From Musiri’s singing, Pinakapani learnt to sing kritis in slow speeds and from Chembai Vaidyanatha Bhagavatar, he learnt how to manage the eduppu or take off in a 4-kalai pallavi.
A rare opportunity to listen to Dhanammal’s Friday evening concert at Egmore was to have a profound influence on Pani’s music.

“Ariyakudi’s swara kalpana resembles varnams,” young Pani once told Dwaram, "
because of his heavy voice, it seemed that there was much raga bhava”. When he proceeded to demonstrate that with a sample of swara-s, Dwaram predicted that he would “go far”.

Pinakapani joined the medical college at Visakhapatnam. A hostelmate – who taught him – and he practised music at 4 am everyday in the hostel verandah and on the beach. Pinakapani graduated in 1939. At his first first ‘big sabha’ performance, courtesy a lecturer in his college, the listeners included violin maestro Mysore Chowdiah, who was very impressed.

Invited by Chowdiah, Pinakapani went to Mysore, and stayed with him as a houseguest, practising and learning music. Chowdiah regularly accompanied him on the violin as he sang. A Salem Krishna Iyengar version of Inta saukhyamani in Kapi that Pani sang became Chowdiah’s favourite, because it was different from the Tanjavur style.

Pinakapani married one of two girls whom their parents had brought to sing before Chowdiah. They were Telugus who had settled down in Madras. The marriage took place in 1940.

Graduating at the top of his class, Pinakapani was the only one of his batch to acquire an MD degree. That was in 1945.

When he, along with B. Ramamurti, later an eminent neurosurgeon, was not confirmed in the post of Temporary Assistant Surgeon after four years of service (as they were “brahmin”), Pinakapani resigned, and moved to Rajahmundry, where he stayed for two years. There, Nedunuri Krishnamurthy began learning music from him. Earlier, in 1948, Nookala Chinna Sathyanarayana had become his first music student.

Back at the Vizag Medical College as Permanent Assistant Surgeon in 1951, Pinakapani was promoted as Civil Surgeon in 1954. Transferred to Kurnool in 1957, he retired there in 1968, after 17 years of service.

Pani, who continued to perform and teach music all through his medical career and afterwards, did not have many opportunities to perform in Chennai, where, according to him, “the sabha secretaries chose to view me only as a musicologist.”

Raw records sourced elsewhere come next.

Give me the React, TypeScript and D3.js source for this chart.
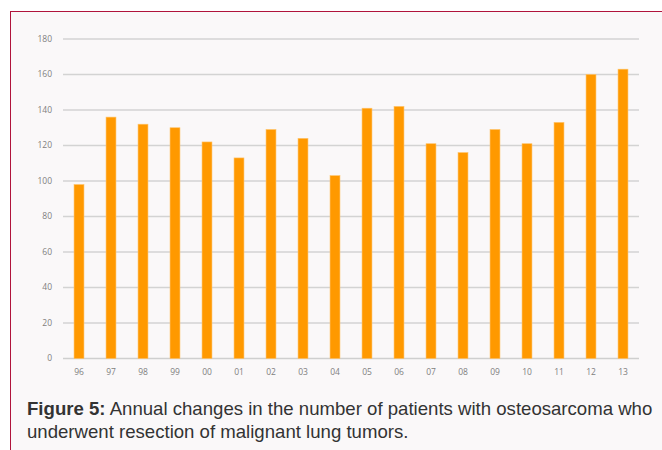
import React from 'react';
import * as d3 from 'd3';

// years (two-digit labels) and number of patients
const years = ['96', '97', '98', '99', '00', '01', '02', '03', '04', '05', '06', '07', '08', '09', '10', '11', '12', '13'];
const patients = [98, 136, 132, 130, 122, 113, 129, 124, 103, 141, 142, 121, 116, 129, 121, 133, 160, 163];
const yTicks = [0, 20, 40, 60, 80, 100, 120, 140, 160, 180];

const W = 662;
const H = 450;
const margin = { top: 39, right: 23, bottom: 91.5, left: 63 };

const App = () => {
  const x = d3
    .scaleBand()
    .domain(years)
    .range([margin.left, W - margin.right])
    .paddingInner(0.69)
    .paddingOuter(0.345);

  const y = d3
    .scaleLinear()
    .domain([0, 180])
    .range([H - margin.bottom, margin.top]);

  const data = years.map((yr, i) => ({ yr, v: patients[i] }));

  return (
    <svg
      width={W}
      height={H}
      style={{ position: 'absolute', left: 0, top: 0, display: 'block' }}
    >
      <rect x={0} y={0} width={W} height={H} fill="#ffffff" />
      {/* panel */}
      <rect x={10.5} y={11.5} width={W} height={H} fill="#faf8f9" stroke="#b0143c" strokeWidth={1} />

      {/* gridlines + y labels */}
      {yTicks.map(t => (
        <g key={t}>
          <line
            x1={margin.left}
            x2={W - margin.right}
            y1={y(t)}
            y2={y(t)}
            stroke={t === 0 ? '#cfcfcf' : '#d3d3d3'}
            strokeWidth={1.5}
          />
          <text
            x={52}
            y={y(t)}
            dy="0.35em"
            textAnchor="end"
            fontFamily="'Open Sans', sans-serif"
            fontSize={8.5}
            fill="#7f7f7f"
          >
            {t}
          </text>
        </g>
      ))}

      {/* bars */}
      {data.map(d => (
        <rect
          key={d.yr}
          x={x(d.yr)}
          y={y(d.v)}
          width={x.bandwidth()}
          height={y(0) - y(d.v)}
          fill="#ff9900"
          stroke="#ffc266"
          strokeWidth={0.6}
        />
      ))}

      {/* x labels */}
      {years.map(yr => (
        <text
          key={yr}
          x={(x(yr) ?? 0) + x.bandwidth() / 2}
          y={375}
          textAnchor="middle"
          fontFamily="'Open Sans', sans-serif"
          fontSize={8.5}
          fill="#7f7f7f"
        >
          {yr}
        </text>
      ))}

      {/* caption */}
      <text x={27} y={415} fontFamily="'Liberation Sans', Arial, sans-serif" fontSize={18.6} fill="#333333">
        <tspan fontWeight="bold">Figure 5:</tspan>
        <tspan> Annual changes in the number of patients with osteosarcoma who</tspan>
      </text>
      <text x={27} y={438} fontFamily="'Liberation Sans', Arial, sans-serif" fontSize={18.6} fill="#333333">
        underwent resection of malignant lung tumors.
      </text>
    </svg>
  );
};

export default App;
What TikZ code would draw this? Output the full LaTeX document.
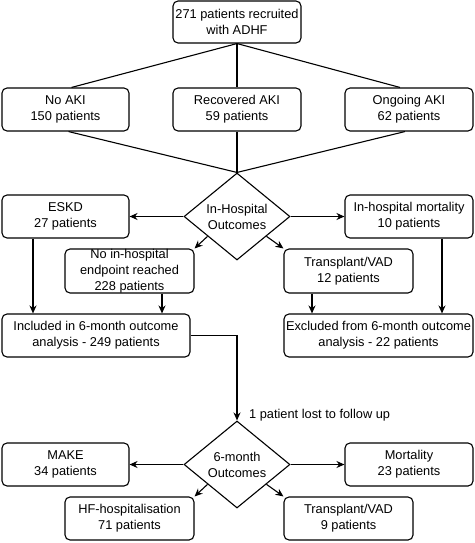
\documentclass[tikz,border=0pt]{standalone}
\usepackage{fontspec}
\setmainfont{Liberation Sans}
\usetikzlibrary{arrows.meta,shapes.geometric,calc}
\begin{document}
\begin{tikzpicture}[x=1pt,y=-1pt,
  txt/.style={font=\fontsize{12.8}{16}\selectfont},
  box/.style={txt, draw=black, line width=1.1pt, rounded corners=5pt, fill=white, inner sep=0pt, align=center},
  dia/.style={txt, draw=black, diamond, line width=1.1pt, fill=white, inner sep=0pt, align=center, minimum width=106pt, minimum height=87pt},
  arr/.style={-{Stealth[length=8pt,width=7pt]}, line width=1.1pt},
  ln/.style={line width=1.1pt}]
\useasboundingbox (0,0) rectangle (474,543);
% nodes
\node[box, minimum width=128pt, minimum height=42pt] (top) at (237,22) {271 patients recruited\\with ADHF};
\node[box, minimum width=127pt, minimum height=43pt] (noaki) at (65.5,109.5) {No AKI\\150 patients};
\node[box, minimum width=128pt, minimum height=43pt] (rec) at (237,109.5) {Recovered AKI\\59 patients};
\node[box, minimum width=128pt, minimum height=43pt] (ong) at (409,109.5) {Ongoing AKI\\62 patients};
\node[dia] (d1) at (237,216.5) {In-Hospital\\Outcomes};
\node[box, minimum width=127pt, minimum height=43pt] (eskd) at (65.5,216.5) {ESKD\\27 patients};
\node[box, minimum width=128pt, minimum height=43pt] (mort) at (409,216.5) {In-hospital mortality\\10 patients};
\node[box, minimum width=129pt, minimum height=44pt] (noend) at (129.5,271) {No in-hospital\\endpoint reached\\228 patients};
\node[box, minimum width=129pt, minimum height=44pt] (tv1) at (348.5,271) {Transplant/VAD\\12 patients};
\node[box, minimum width=188pt, minimum height=43pt] (inc) at (96,335.5) {Included in 6-month outcome\\analysis - 249 patients};
\node[box, minimum width=189pt, minimum height=43pt] (exc) at (378.5,335.5) {Excluded from 6-month outcome\\analysis - 22 patients};
\node[dia] (d2) at (237,464.5) {6-month\\Outcomes};
\node[box, minimum width=127pt, minimum height=43pt] (make) at (65.5,464.5) {MAKE\\34 patients};
\node[box, minimum width=128pt, minimum height=43pt] (mort2) at (409,464.5) {Mortality\\23 patients};
\node[box, minimum width=129pt, minimum height=43pt] (hf) at (129.5,518.5) {HF-hospitalisation\\71 patients};
\node[box, minimum width=129pt, minimum height=43pt] (tv2) at (348.5,518.5) {Transplant/VAD\\9 patients};
\node[txt, anchor=west, inner sep=0pt] (lost) at (249,415) {1 patient lost to follow up};
% top fan-out and fan-in
\draw[ln] (top.south) -- ($(noaki.north)+(6,0)$);
\draw[ln] (top.south) -- (rec.north);
\draw[ln] (top.south) -- ($(ong.north)+(-9,0)$);
\draw[ln] ($(noaki.south)+(3,0)$) -- (d1.north);
\draw[ln] (rec.south) -- (d1.north);
\draw[ln] ($(ong.south)+(-4,0)$) -- (d1.north);
% in-hospital outcomes
\draw[arr] (d1.west) -- (eskd.east);
\draw[arr] (d1.east) -- (mort.west);
\draw[arr] ($(d1.west)!0.45!(d1.south)$) -- (noend.north east);
\draw[arr] ($(d1.east)!0.45!(d1.south)$) -- (tv1.north west);
\coordinate (e1) at ($(eskd.south)+(-32.5,0)$);
\coordinate (e2) at ($(noend.south)+(32.5,0)$);
\coordinate (e3) at ($(tv1.south)+(-36.5,0)$);
\coordinate (e4) at ($(mort.south)+(33,0)$);
\draw[arr] (e1) -- (e1 |- inc.north);
\draw[arr] (e2) -- (e2 |- inc.north);
\draw[arr] (e3) -- (e3 |- exc.north);
\draw[arr] (e4) -- (e4 |- exc.north);
% to 6-month outcomes
\draw[arr] (inc.east) -| (d2.north);
\draw[arr] (d2.west) -- (make.east);
\draw[arr] (d2.east) -- (mort2.west);
\draw[arr] ($(d2.west)!0.45!(d2.south)$) -- (hf.north east);
\draw[arr] ($(d2.east)!0.45!(d2.south)$) -- (tv2.north west);
\end{tikzpicture}
\end{document}
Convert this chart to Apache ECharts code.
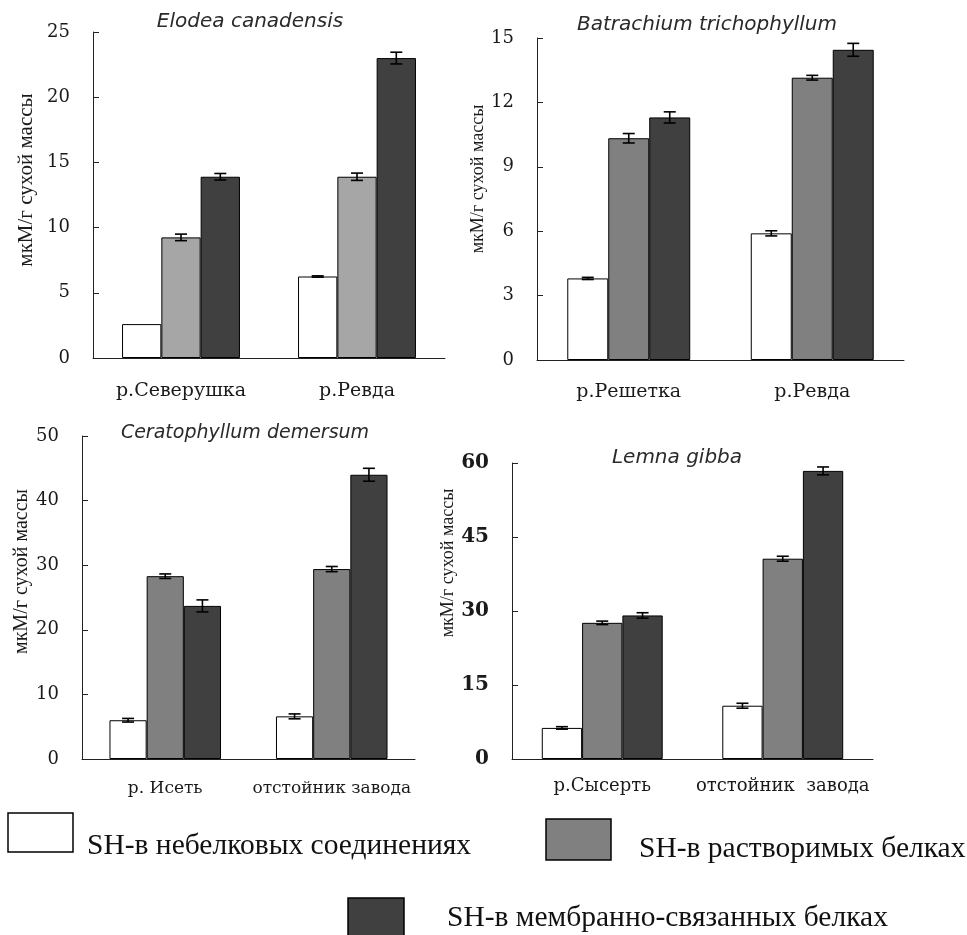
<!DOCTYPE html>
<html>
<head>
<meta charset="utf-8">
<title>SH-группы у водных растений</title>
<script src="https://cdn.jsdelivr.net/npm/echarts@6/dist/echarts.min.js"></script>
<style>
  html, body { margin: 0; padding: 0; background: #fff; }
  #chart { width: 967px; height: 935px; }
</style>
</head>
<body>
<div id="chart"></div>
<script>
// Fraction names (legend)
const seriesNames = [
  'SH-в небелковых соединениях',
  'SH-в растворимых белках',
  'SH-в мембранно-связанных белках'
];
const axisTitle = 'мкМ/г сухой массы';

// Elodea canadensis
const elodeaCats = ['р.Северушка', 'р.Ревда'];
const elodeaNonProtein = [2.6, 6.25];
const elodeaNonProteinErr = [0, 0.05];
const elodeaSoluble = [9.25, 13.9];
const elodeaSolubleErr = [0.25, 0.28];
const elodeaMembrane = [13.9, 23.0];
const elodeaMembraneErr = [0.25, 0.45];

// Batrachium trichophyllum
const batrCats = ['р.Решетка', 'р.Ревда'];
const batrNonProtein = [3.8, 5.9];
const batrNonProteinErr = [0.05, 0.12];
const batrSoluble = [10.33, 13.15];
const batrSolubleErr = [0.22, 0.11];
const batrMembrane = [11.3, 14.45];
const batrMembraneErr = [0.26, 0.3];

// Ceratophyllum demersum
const ceratCats = ['р. Исеть', 'отстойник завода'];
const ceratNonProtein = [6.0, 6.6];
const ceratNonProteinErr = [0.28, 0.38];
const ceratSoluble = [28.3, 29.4];
const ceratSolubleErr = [0.35, 0.4];
const ceratMembrane = [23.7, 44.0];
const ceratMembraneErr = [0.93, 1.0];

// Lemna gibba
const lemnaCats = ['р.Сысерть', 'отстойник  завода'];
const lemnaNonProtein = [6.3, 10.8];
const lemnaNonProteinErr = [0.25, 0.5];
const lemnaSoluble = [27.6, 40.6];
const lemnaSolubleErr = [0.35, 0.5];
const lemnaMembrane = [29.1, 58.4];
const lemnaMembraneErr = [0.55, 0.8];

// Axis scales
const yMax = [25, 15, 50, 60];
const yStep = [5, 3, 10, 15];

const panels = [
  { title: 'Elodea canadensis', cats: elodeaCats,
    vals: [elodeaNonProtein, elodeaSoluble, elodeaMembrane],
    errs: [elodeaNonProteinErr, elodeaSolubleErr, elodeaMembraneErr] },
  { title: 'Batrachium trichophyllum', cats: batrCats,
    vals: [batrNonProtein, batrSoluble, batrMembrane],
    errs: [batrNonProteinErr, batrSolubleErr, batrMembraneErr] },
  { title: 'Ceratophyllum demersum', cats: ceratCats,
    vals: [ceratNonProtein, ceratSoluble, ceratMembrane],
    errs: [ceratNonProteinErr, ceratSolubleErr, ceratMembraneErr] },
  { title: 'Lemna gibba', cats: lemnaCats,
    vals: [lemnaNonProtein, lemnaSoluble, lemnaMembrane],
    errs: [lemnaNonProteinErr, lemnaSolubleErr, lemnaMembraneErr] }
];

// Layout of the four plots
const grids = [
  { left: 93, top: 32, width: 352, height: 326 },
  { left: 537, top: 38, width: 367, height: 322 },
  { left: 82, top: 436, width: 333, height: 323 },
  { left: 512, top: 463, width: 361, height: 296 }
];
const titlePos = [[250, 22], [707, 25], [245, 433], [677, 458]];
const titleSizes = [20, 20, 19, 20];
const nameSizes = [21, 18, 20, 18];
const nameGaps = [56, 38, 43, 48];
const namePads = [30, 40, 52, 96];
const tickSizes = [18, 18, 18, 20];
const tickWeights = ['normal', 'normal', 'normal', 'bold'];
const xLabelSizes = [19, 19, 17, 18];
const xLabelMargins = [24, 23, 21, 18];
const fills = [
  ['#ffffff', '#a6a6a6', '#404040'],
  ['#ffffff', '#808080', '#404040'],
  ['#ffffff', '#808080', '#404040'],
  ['#ffffff', '#808080', '#404040']
];
const legendFills = ['#ffffff', '#808080', '#404040'];
const CAT_GAP = 0.33;

const serif = '"Liberation Serif", "Times New Roman", serif';
const wideSerif = '"DejaVu Serif", "Liberation Serif", serif';

function errorRenderer(slot) {
  return function (params, api) {
    const e = api.value(2);
    if (!e) return null;
    const v = api.value(1);
    const hi = api.coord([api.value(0), v + e]);
    const lo = api.coord([api.value(0), v - e]);
    const band = api.size([1, 0])[0];
    const bw = band * (1 - CAT_GAP) / 3;
    const cx = hi[0] + (slot - 1) * bw;
    const hw = 6;
    const st = { stroke: '#000', lineWidth: 1.6 };
    return {
      type: 'group',
      children: [
        { type: 'line', shape: { x1: cx, y1: hi[1], x2: cx, y2: lo[1] }, style: st },
        { type: 'line', shape: { x1: cx - hw, y1: hi[1], x2: cx + hw, y2: hi[1] }, style: st },
        { type: 'line', shape: { x1: cx - hw, y1: lo[1], x2: cx + hw, y2: lo[1] }, style: st }
      ]
    };
  };
}

const xAxes = [], yAxes = [], series = [], graphics = [];
panels.forEach(function (p, k) {
  xAxes.push({
    type: 'category', gridIndex: k, data: p.cats,
    axisLine: { lineStyle: { color: '#222', width: 1 } },
    axisTick: { inside: true, length: 6, lineStyle: { color: '#222' } },
    axisLabel: { interval: 0, fontFamily: wideSerif, fontSize: xLabelSizes[k], color: '#1a1a1a', margin: xLabelMargins[k] },
    splitLine: { show: false }
  });
  yAxes.push({
    type: 'value', gridIndex: k, min: 0, max: yMax[k], interval: yStep[k],
    name: axisTitle, nameLocation: 'middle', nameGap: nameGaps[k],
    nameTextStyle: { fontFamily: serif, fontSize: nameSizes[k], color: '#1a1a1a', padding: [0, 0, 0, namePads[k]] },
    axisLine: { show: true, lineStyle: { color: '#222', width: 1 } },
    axisTick: { show: true, inside: true, length: 6, lineStyle: { color: '#222' } },
    axisLabel: { fontFamily: wideSerif, fontSize: tickSizes[k], fontWeight: tickWeights[k], color: '#1a1a1a', margin: 23 },
    splitLine: { show: false }
  });
  for (let i = 0; i < 3; i++) {
    series.push({
      type: 'bar', name: seriesNames[i], xAxisIndex: k, yAxisIndex: k,
      data: p.vals[i], barGap: '0%', barCategoryGap: (CAT_GAP * 100) + '%',
      itemStyle: { color: fills[k][i], borderColor: '#000', borderWidth: 1 },
      emphasis: { disabled: true }, z: 2
    });
  }
  for (let i = 0; i < 3; i++) {
    series.push({
      type: 'custom', xAxisIndex: k, yAxisIndex: k,
      data: p.cats.map(function (c, j) { return [j, p.vals[i][j], p.errs[i][j]]; }),
      encode: { x: 0, y: 1 },
      renderItem: errorRenderer(i), z: 5, silent: true
    });
  }
  graphics.push({
    type: 'text', x: titlePos[k][0], y: titlePos[k][1],
    style: {
      text: p.title, textAlign: 'center', textVerticalAlign: 'middle',
      font: 'italic ' + titleSizes[k] + 'px "DejaVu Sans", Verdana, sans-serif', fill: '#2a2a2a'
    }
  });
});

// Key: swatch boxes and their captions
const keyBoxes = [
  { x: 8, y: 813, w: 65, h: 39 },
  { x: 546, y: 819, w: 65, h: 41 },
  { x: 348, y: 898, w: 56, h: 42 }
];
const keyText = [[87, 846], [639, 849], [447, 918]];
keyBoxes.forEach(function (b, i) {
  graphics.push({
    type: 'rect', shape: { x: b.x, y: b.y, width: b.w, height: b.h },
    style: { fill: legendFills[i], stroke: '#000', lineWidth: 1.5 }
  });
  graphics.push({
    type: 'text', x: keyText[i][0], y: keyText[i][1],
    style: {
      text: seriesNames[i], textAlign: 'left', textVerticalAlign: 'middle',
      font: '29.5px "Liberation Serif", "Times New Roman", serif', fill: '#111'
    }
  });
});

const chart = echarts.init(document.getElementById('chart'), null, { renderer: 'canvas' });
chart.setOption({
  backgroundColor: '#ffffff',
  animation: false,
  grid: grids,
  xAxis: xAxes,
  yAxis: yAxes,
  series: series,
  graphic: graphics
});
</script>
</body>
</html>
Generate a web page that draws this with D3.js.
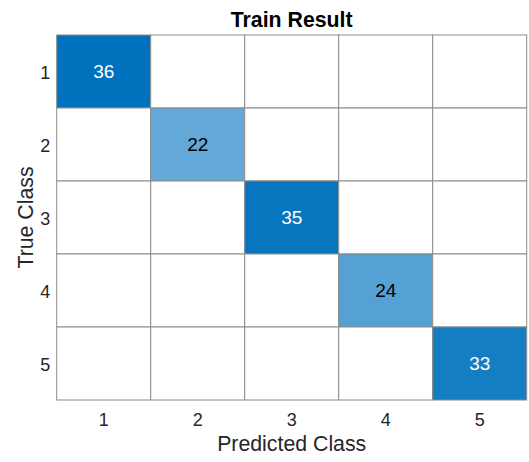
<!DOCTYPE html>
<html>
<head>
<meta charset="utf-8">
<script src="https://cdn.jsdelivr.net/npm/d3@7"></script>
<style>
  html, body { margin: 0; padding: 0; background: #fff; }
  svg { display: block; font-family: "Liberation Sans", Arial, Helvetica, sans-serif; }
</style>
</head>
<body>
<svg id="chart" width="529" height="462"></svg>
<script>
// Confusion matrix of the training set
const classes = ["1", "2", "3", "4", "5"];
const trueLabels = ["1", "2", "3", "4", "5"];
const predictedLabels = ["1", "2", "3", "4", "5"];
const counts = [36, 22, 35, 24, 33]; // diagonal counts; all off-diagonal cells are zero

const titleText = "Train Result";
const xLabel = "Predicted Class";
const yLabel = "True Class";

const width = 529, height = 462;
const margin = { top: 35, right: 2.3, bottom: 62, left: 56.7 };

const svg = d3.select("#chart");

const x = d3.scaleBand().domain(predictedLabels).range([margin.left, width - margin.right]);
const y = d3.scaleBand().domain(trueLabels).range([margin.top, height - margin.bottom]);

const maxCount = d3.max(counts);
const color = d3.scaleLinear().domain([0, maxCount]).range(["#ffffff", "#0072BD"]);

// build full matrix cells
const cells = [];
trueLabels.forEach((t, i) => {
  predictedLabels.forEach((p, j) => {
    cells.push({ t, p, v: i === j ? counts[i] : 0 });
  });
});

const g = svg.append("g");

g.selectAll("rect.cell")
  .data(cells)
  .join("rect")
  .attr("class", "cell")
  .attr("x", d => x(d.p))
  .attr("y", d => y(d.t))
  .attr("width", x.bandwidth())
  .attr("height", y.bandwidth())
  .attr("fill", d => color(d.v))
  .attr("stroke", "#8c8c8c")
  .attr("stroke-width", 1);

g.selectAll("text.val")
  .data(cells.filter(d => d.v > 0))
  .join("text")
  .attr("class", "val")
  .attr("x", d => x(d.p) + x.bandwidth() / 2)
  .attr("y", d => y(d.t) + y.bandwidth() / 2)
  .attr("text-anchor", "middle")
  .attr("dy", "0.36em")
  .attr("font-size", 19)
  .attr("fill", d => d.v / maxCount > 0.75 ? "#ffffff" : "#000000")
  .text(d => d.v);

// axes (labels only, no tick marks)
const xAxis = svg.append("g")
  .attr("transform", `translate(0,${height - margin.bottom})`)
  .call(d3.axisBottom(x).tickSize(0).tickPadding(13).tickFormat((d, i) => classes[i]));
xAxis.select(".domain").remove();
xAxis.selectAll("text").attr("font-size", 18).attr("fill", "#262626").attr("font-family", null);

const yAxis = svg.append("g")
  .attr("transform", `translate(${margin.left},0)`)
  .call(d3.axisLeft(y).tickSize(0).tickPadding(6.5).tickFormat((d, i) => classes[i]));
yAxis.select(".domain").remove();
yAxis.selectAll("text").attr("font-size", 18).attr("dy", "0.41em").attr("fill", "#262626").attr("font-family", null);

// title
svg.append("text")
  .attr("x", (margin.left + width - margin.right) / 2)
  .attr("y", 27.3)
  .attr("text-anchor", "middle")
  .attr("font-size", 21.3)
  .attr("font-weight", "bold")
  .attr("fill", "#000")
  .text(titleText);

// axis titles
svg.append("text")
  .attr("x", (margin.left + width - margin.right) / 2)
  .attr("y", 450.5)
  .attr("text-anchor", "middle")
  .attr("font-size", 21.3)
  .attr("fill", "#262626")
  .text(xLabel);

svg.append("text")
  .attr("transform", `translate(33.3,${(margin.top + height - margin.bottom) / 2}) rotate(-90)`)
  .attr("text-anchor", "middle")
  .attr("font-size", 21.3)
  .attr("fill", "#262626")
  .text(yLabel);
</script>
</body>
</html>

Pinakapani produced numerous books to help improve the learning process. He composed six varnams on his own and tuned 108 keertanas of Annamacharya in a wide range of ragas.

Apart from Sangita Kalanidhi, Pinakapani received the title of Sangeeta Kalasikhamani from the Indian Fine Arts Society of Madras, the award of the central Sangeet Natak Akademi, and the Padma Bhushan. He was appointed as the asthana vidwan of the Tirumala-Tirupati Devasthanams.

Dr. Sripada Pinakapani lived at Kurnool until his death at age 99. Even though his health forced him to stay in bed for many years, he never stopped singing or discussing music. The Pani bani lives on in the music of his devoted sishyas.